In [None]:

# 初始化參數
import os
file_path = "nstc_jobs_full.csv"  # 爬蟲產出的 CSV 路徑
model_name = "all-MiniLM-L6-v2"   # 向量化模型
chunk_size = 300                   # 文件切割長度
chunk_overlap = 30                 # 文件切割重疊
encoding_batch_size = 32           # 向量化批次大小
top_k = 5                          # 查詢回傳筆數
save_path_prefix = "faiss_recursive"  # FAISS index 儲存前綴
log_dir = "logs"                   # log 檔儲存資料夾
output_log_csv = f"{log_dir}/rag_results_log.csv"
output_log_excel = f"{log_dir}/rag_results_log.xlsx"
os.makedirs(log_dir, exist_ok=True)


In [111]:
import pandas as pd

def load_and_prepare_data(file_path):
    """讀取爬蟲 CSV 並產生文本與中繼資料。
    參數: file_path (str) CSV 路徑
    回傳: texts, metadatas
    使用: texts, metas = load_and_prepare_data('nstc_jobs_full.csv')
    """
    df = pd.read_csv(file_path)
    df = df.dropna(subset=["職缺名稱", "發佈日期", "連結", "詳細內容"])

    texts = [
        f"職缺名稱：{row['職缺名稱']}\n發佈日期：{row['發佈日期']}\n詳細內容：\n{row['詳細內容']}"
        for _, row in df.iterrows()
    ]

    metadatas = [
        {"職缺名稱": row["職缺名稱"], "連結": row["連結"]}
        for _, row in df.iterrows()
    ]

    return texts, metadatas


In [112]:
from langchain.docstore.document import Document
from langchain.text_splitter import RecursiveCharacterTextSplitter

def build_documents(texts, metadatas, chunk_size, chunk_overlap):
    """將文本依指定長度切割成文件片段。
    texts: 原始文本列表
    metadatas: 對應的中繼資料列表
    chunk_size: 每段最大字元數
    chunk_overlap: 重疊字元數
    使用: docs = build_documents(texts, metadatas, 300, 30)
    """
    docs = [Document(page_content=text, metadata=meta) for text, meta in zip(texts, metadatas)]
    splitter = RecursiveCharacterTextSplitter(chunk_size=chunk_size, chunk_overlap=chunk_overlap)
    return splitter.split_documents(docs)


In [113]:
import re
from langchain.text_splitter import RecursiveCharacterTextSplitter
from langchain.docstore.document import Document

def hybrid_chunking(text, metadata, chunk_size=300, chunk_overlap=30):
    """依標題或空行分段後再切割過長段落。
    text: 單篇文本
    metadata: 此文本的中繼資料
    chunk_size: 每段最大字元
    chunk_overlap: 段落重疊量
    使用: chunks = hybrid_chunking(texts[0], metadatas[0])
    """
    # Step 1: 先依據 【標題】或雙換行或條列符號切段
    segments = re.split(r"(?=【[^】]+】)|(?<=\n)\d+\.\s+|\n{2,}", text)

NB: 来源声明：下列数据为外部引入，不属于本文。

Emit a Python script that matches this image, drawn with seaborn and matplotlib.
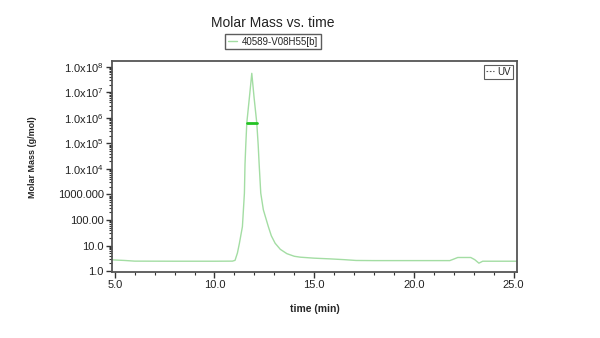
import matplotlib
matplotlib.use("Agg")
import matplotlib.pyplot as plt
from matplotlib.lines import Line2D
from matplotlib.ticker import FixedLocator, FixedFormatter, LogLocator, MultipleLocator, NullFormatter
import numpy as np
import pandas as pd
import seaborn as sns

# Chromatogram trace: elution time (min) and molar mass (g/mol)
time_min = [4.86, 5.5, 6.0, 8.0, 10.0, 10.9, 11.03, 11.15, 11.25, 11.40, 11.45,
            11.50, 11.53, 11.57, 11.62, 11.75, 11.87, 11.985, 12.12, 12.19, 12.24,
            12.32, 12.45, 12.70, 12.85, 13.04, 13.3, 13.63, 14.0, 14.3, 15.0,
            15.8, 16.5, 17.1, 18.0, 20.0, 21.8, 22.0, 22.2, 22.85, 23.05, 23.26,
            23.45, 24.0, 25.17]
molar_mass = [2.75, 2.6, 2.45, 2.43, 2.43, 2.45, 2.63, 5.1, 12.3, 55.0, 250.0,
              1120.0, 1.5e4, 8.9e4, 6.3e5, 6.2e6, 5.5e7, 6.2e6, 6.3e5, 8.9e4, 1.5e4,
              1120.0, 250.0, 55.0, 24.0, 12.3, 7.1, 4.8, 3.8, 3.5, 3.2,
              3.0, 2.8, 2.6, 2.57, 2.57, 2.57, 2.95, 3.4, 3.4, 2.8, 2.04,
              2.43, 2.43, 2.43]

# Averaged molar mass over the integrated peak range
peak_range = [11.62, 12.12]
peak_mass = [6.3e5, 6.3e5]

series_label = "40589-V08H55[b]"
uv_label = "UV"
y_ticks = [1e0, 1e1, 1e2, 1e3, 1e4, 1e5, 1e6, 1e7, 1e8]
y_tick_labels = ["1.0", "10.0", "100.00", "1000.000", r"1.0x10$^{4}$", r"1.0x10$^{5}$",
                 r"1.0x10$^{6}$", r"1.0x10$^{7}$", r"1.0x10$^{8}$"]
x_ticks = [5, 10, 15, 20, 25]
x_tick_labels = ["5.0", "10.0", "15.0", "20.0", "25.0"]

sns.set_style("ticks")
plt.rcParams["font.family"] = ["Liberation Sans", "DejaVu Sans"]
plt.rcParams["mathtext.fontset"] = "custom"
plt.rcParams["mathtext.rm"] = "Liberation Sans"
plt.rcParams["mathtext.it"] = "Liberation Sans"

trace = pd.DataFrame({"time": time_min, "mass": molar_mass})
avg = pd.DataFrame({"time": peak_range, "mass": peak_mass})

fig = plt.figure(figsize=(6.0, 3.38), dpi=100)
ax = fig.add_axes([112 / 600, 1 - 272 / 338, (517 - 112) / 600, (272 - 61) / 338])

sns.lineplot(data=trace, x="time", y="mass", ax=ax, color="#a3dda3", lw=1.0,
             sort=False, estimator=None)
sns.lineplot(data=avg, x="time", y="mass", ax=ax, color="#22c322", lw=2.0,
             sort=False, estimator=None)

ax.set_yscale("log")
ax.set_xlim(4.86, 25.17)
ax.set_ylim(0.92, 1.67e8)

ax.yaxis.set_major_locator(FixedLocator(y_ticks))
ax.yaxis.set_major_formatter(FixedFormatter(y_tick_labels))
ax.yaxis.set_minor_locator(LogLocator(base=10, subs=np.arange(2, 10), numticks=20))
ax.yaxis.set_minor_formatter(NullFormatter())
ax.xaxis.set_major_locator(FixedLocator(x_ticks))
ax.xaxis.set_major_formatter(FixedFormatter(x_tick_labels))
ax.xaxis.set_minor_locator(MultipleLocator(1))

ax.tick_params(axis="both", which="major", direction="out", length=4, width=1.0,
               color="#333333", labelsize=8, labelcolor="#222222", pad=2)
ax.tick_params(axis="both", which="minor", direction="out", length=2.5, width=0.8,
               color="#333333")

for sp in ax.spines.values():
    sp.set_visible(True)
    sp.set_color("#555555")
    sp.set_linewidth(1.3)

ax.set_xlabel("time (min)", fontsize=7.5, fontweight="bold", labelpad=10)
ax.set_ylabel("Molar Mass (g/mol)", fontsize=6.5, fontweight="bold", labelpad=10)
ax.yaxis.set_label_coords(-0.185, 0.545)

fig.text(273 / 600, 1 - 22.7 / 338, "Molar Mass vs. time", ha="center", va="center",
         fontsize=10, color="#222222")

series_handle = Line2D([], [], color="#a3dda3", lw=1.0)
fig.legend([series_handle], [series_label], loc="center",
           bbox_to_anchor=(273 / 600, 1 - 41.7 / 338), fontsize=7, frameon=True,
           fancybox=False, edgecolor="#333333", handlelength=1.0, handletextpad=0.5,
           borderpad=0.25, borderaxespad=0)

uv_handle = Line2D([], [], color="#555555", lw=0.8, ls=(0, (1.5, 1.5)))
uv_leg = ax.legend([uv_handle], [uv_label], loc="upper right", fontsize=7, frameon=True,
                   fancybox=False, edgecolor="#333333", handlelength=0.8,
                   handletextpad=0.4, borderpad=0.2, borderaxespad=0.4)
uv_leg.get_frame().set_linewidth(0.8)

fig.savefig("out.png", dpi=100)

    # Step 2: 對每段做長度判斷，如太長則進一步切割
    splitter = RecursiveCharacterTextSplitter(chunk_size=chunk_size, chunk_overlap=chunk_overlap)
    all_chunks = []

    for seg in segments:
        if len(seg.strip()) == 0:
            continue
        doc = Document(page_content=seg.strip(), metadata=metadata)
        sub_chunks = splitter.split_documents([doc])
        all_chunks.extend(sub_chunks)

    return all_chunks
def build_documents_hybrid(texts, metadatas, chunk_size=300, chunk_overlap=30):
    """對多筆文本進行 hybrid chunking，回傳所有切好的 Document 物件"""
    all_docs = []
    for text, meta in zip(texts, metadatas):
        chunks = hybrid_chunking(text, meta, chunk_size, chunk_overlap)
        all_docs.extend(chunks)
    return all_docs


In [114]:

def build_documents_sentence(texts, metadatas):
    '''將多篇文本以句子為單位切割。'''
    all_docs = []
    for text, meta in zip(texts, metadatas):
        chunks = sentence_chunking(text, meta)
        all_docs.extend(chunks)
    return all_docs

def build_documents_paragraph(texts, metadatas):
    '''將多篇文本以段落為單位切割。'''
    all_docs = []
    for text, meta in zip(texts, metadatas):
        chunks = paragraph_chunking(text, meta)
        all_docs.extend(chunks)
    return all_docs


In [115]:

from sentence_transformers import SentenceTransformer
import faiss
import numpy as np
import os

def build_faiss_index(split_docs, model_name, batch_size=32):
    '''將文件片段編碼並建立 FAISS 索引。'''
    model = SentenceTransformer(model_name)
    contents = [doc.page_content for doc in split_docs]
    embeddings = model.encode(contents, show_progress_bar=True, batch_size=batch_size)
    dim = embeddings.shape[1]
    index = faiss.IndexFlatL2(dim)
    index.add(np.array(embeddings))
    return index, model, split_docs

def load_or_build_index(docs, model_name, save_path_prefix, batch_size=32):
    '''載入既有索引，或在不存在時重新建立並儲存。'''
    index_file = f"{save_path_prefix}.index"
    docs_file = f"{save_path_prefix}_docs.pkl"
    if os.path.exists(index_file) and os.path.exists(docs_file):
        print(f"📦 載入已存在的 index：{save_path_prefix}")
        embedding_model = SentenceTransformer(model_name)
        index, loaded_docs = load_faiss_index(save_path_prefix)
        return index, embedding_model, loaded_docs
    else:
        print(f"🛠️ 建立新 index 並儲存至：{save_path_prefix}")
        index, embedding_model, split_docs = build_faiss_index(docs, model_name, batch_size)
        save_faiss_index(index, split_docs, save_path_prefix)
        return index, embedding_model, split_docs


In [116]:

import pickle
import faiss

def save_faiss_index(index, docs, save_path_prefix='faiss_index'):
    '''將索引及文件序列化存檔。'''
    faiss.write_index(index, f"{save_path_prefix}.index")
    with open(f"{save_path_prefix}_docs.pkl", 'wb') as f:
        pickle.dump(docs, f)
    print(f"✅ 已儲存 FAISS index 和文件到：{save_path_prefix}.index / _docs.pkl")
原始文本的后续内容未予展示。